Reduction in fuel consumption: The two hybrid buses operate by combining electric power and diesel, thereby burning less fuel than a vehicle that runs only on diesel. The study allowed us to determine exactly how many litres were saved, which in turn told us the amount of GESs that were not released into the air.
Benefits for riders: The evaluation allowed us to find out what riders think of hybrid vehicles, especially with regard to riding comfort and noise.

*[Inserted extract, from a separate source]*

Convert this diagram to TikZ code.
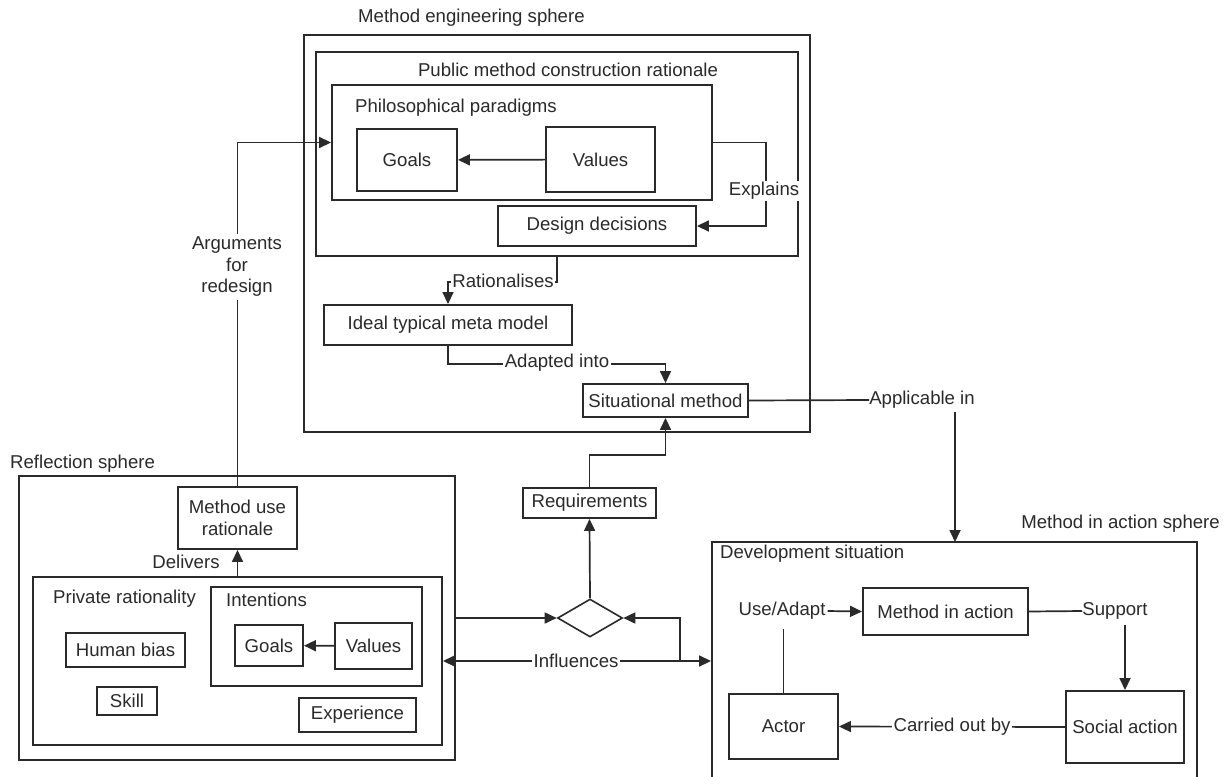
\documentclass[tikz,border=0pt]{standalone}
\usepackage{fontspec}
\setmainfont{Liberation Sans}
\usetikzlibrary{arrows.meta,shapes.geometric}
\definecolor{ink}{HTML}{2A2A2A}
\begin{document}
\begin{tikzpicture}[x=1pt,y=-1pt,
  font=\fontsize{18.6}{21.5}\selectfont, text=ink,
  box/.style 2 args={draw=ink, line width=1.9pt, inner sep=0pt,
    minimum width=#1pt, minimum height=#2pt, align=center},
  lbl/.style={inner sep=0pt},
  elbl/.style={fill=white, inner sep=1.5pt},
  wire/.style={draw=ink, line width=1.7pt},
  arr/.style={wire, -{Triangle[length=12pt,width=11pt]}},
  arrboth/.style={wire, {Triangle[length=12pt,width=11pt]}-{Triangle[length=12pt,width=11pt]}}
]
\clip (0,0) rectangle (1225,776);
\fill[white] (0,0) rectangle (1225,776);

% ---- Method engineering sphere ----
\node[box={506}{397}] (mesph) at (557,233.5) {};
\node[lbl, anchor=west] (meslbl) at (358,18) {Method engineering sphere};
\node[box={482}{204}] (pmcr) at (557,154) {};
\node[lbl] (pmcrlbl) at (568,70) {Public method construction rationale};
\node[box={380}{115}] (phil) at (522,142.5) {};
\node[lbl, anchor=west] (phillbl) at (355,108) {Philosophical paradigms};
\node[box={100}{62}] (goalA) at (407,160) {Goals};
\node[box={109}{65}] (valA) at (600.5,159.5) {Values};
\node[box={198}{40}] (design) at (597,226) {Design decisions};
\node[box={248}{40}] (ideal) at (448,325) {Ideal typical meta model};
\node[box={165}{33}] (sit) at (665.5,400.5) {Situational method};

% ---- Reflection sphere ----
\node[box={436}{284}] (refl) at (237,618) {};
\node[lbl, anchor=west] (refllbl) at (10,464) {Reflection sphere};
\node[box={119}{62}] (mur) at (237.5,518) {Method use\\rationale};
\node[box={409}{168}] (priv) at (237.5,661) {};
\node[lbl, anchor=west] (privlbl) at (53,599) {Private rationality};
\node[box={211}{99}] (intent) at (316.5,636.5) {};
\node[lbl, anchor=west] (intentlbl) at (226,600) {Intentions};
\node[box={68}{41}] (goalB) at (269,645.5) {Goals};
\node[box={77}{46}] (valB) at (373.5,646) {Values};
\node[box={119}{34}] (bias) at (125.5,650) {Human bias};
\node[box={60}{28}] (skill) at (127,701) {Skill};
\node[box={117}{34}] (exper) at (357.5,715) {Experience};

% ---- Requirements and decision ----
\node[box={133}{30}] (req) at (589.5,503) {Requirements};
\node[draw=ink, line width=1.6pt, shape=diamond, inner sep=0pt,
      minimum width=65pt, minimum height=38pt] (dia) at (590,618) {};

% ---- Method in action sphere ----
\node[lbl, anchor=east] (mialbl) at (1220,524) {Method in action sphere};
\node[box={485}{256}] (dev) at (954.5,670) {};
\node[lbl, anchor=west] (devlbl) at (720,554) {Development situation};
\node[box={165}{47}] (mia) at (945.5,611.5) {Method in action};
\node[box={109}{65}] (actor) at (783.5,726.5) {Actor};
\node[box={118}{72}] (soc) at (1125,727) {Social action};

% ---- connectors inside method engineering ----
\draw[arr] (valA) -- (goalA);
\draw[arr] (phil.east) -- ++(53,0) |- (design.east);
\node[elbl] (explbl) at (764,191) {Explains};
\draw[arr] (pmcr.south) -- ++(0,25) -| (ideal.north);
\node[elbl] (ratlbl) at (503,281) {Rationalises};
\draw[arr] (ideal.south) -- ++(0,18) -| (sit.north);
\node[elbl] (adlbl) at (557,363) {Adapted into};

% ---- reflection connectors ----
\draw[arr] (mur.north) -- (mur.north |- phil.west) -- (phil.west);
\node[elbl, align=center, inner sep=3pt] (arglbl) at (237,267) {Arguments\\for\\redesign};
\draw[arr] (priv.north) -- (mur.south);
\node[lbl] (dellbl) at (186,562) {Delivers};
\draw[arr] (valB) -- (goalB);

% ---- requirements path ----
\draw[arr] (refl.east) -- (dia.west);
\draw[arr] (dia.north) -- (req.south);
\draw[arr] (req.north) -- ++(0,-32) -| (sit.south);
\coordinate (branch) at (680,661);
\draw[arrboth] (priv.east) -- (priv.east -| dev.west);
\draw[arr] (branch) |- (dia.east);
\node[elbl] (inflbl) at (576,661) {Influences};

% ---- applicability ----
\node[lbl] (appl) at (922,400) {Applicable in};
\coordinate (appin) at (955,542);
\draw[wire] (sit.east) -- (appl.west);
\draw[arr] (appl.south -| appin) ++(0,3) -- (appin);

% ---- method in action ----
\node[lbl] (use) at (782,611) {Use/Adapt};
\draw[arr] (use.east) ++(2,0) -- (mia.west);
\draw[wire] (actor.north) -- ++(0,-64);
\node[lbl] (sup) at (1115,611) {Support};
\draw[wire] (mia.east) -- (sup.west);
\draw[arr] (sup.south -| soc.north) ++(0,5) -- (soc.north);
\draw[arr] (soc.west) -- (actor.east);
\node[elbl] (carlbl) at (952,727) {Carried out by};
\end{tikzpicture}
\end{document}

It also allowed us to ensure regular service through the introduction of priority measures for buses, such as adding reserved lanes and installing priority lights at intersections.
Maintenance cost: The study allowed us to compare the maintenance cost of a hybrid vehicle with the cost of a bus that runs on diesel only.
Ridership: Encouraging public transit use through the introduction of priority measures (reserved lanes, priority lights, information at bus stops, bus shelters, etc.) also helps to reduce the number of vehicles on the roads, which have a direct impact on traffic congestion and greenhouse gas emissions.
Through the use of a special instrument that is connected to an internal computer on the bus and allowed us to read the information regarding diesel consumption, kilometres travelled, engine power, etc.
To determine the ridership rate, various methods were used such as having employees on the bus or implementing an automated system.
© Serge Paquin
Evaluated at more than $8.3 million in investments, the Ligne verte made it possible to introduce things such as new reserved lanes, which helped to increase the speed of service, ensure that service is regular and reduce bus delays during peak periods.
Some traffic lights were also equipped with priority lights giving buses priority at these locations.
An additional incentive parking facility was introduced along the Ligne verte corridor to allow new riders to park their vehicles and commute to work on the bus without worry. Bus shelters were also added and modernized along the corridor, allowing more riders to wait for buses sheltered from the weather. The sources of information at bus shelters and bus stops were also increased, making it even easier to use public transit.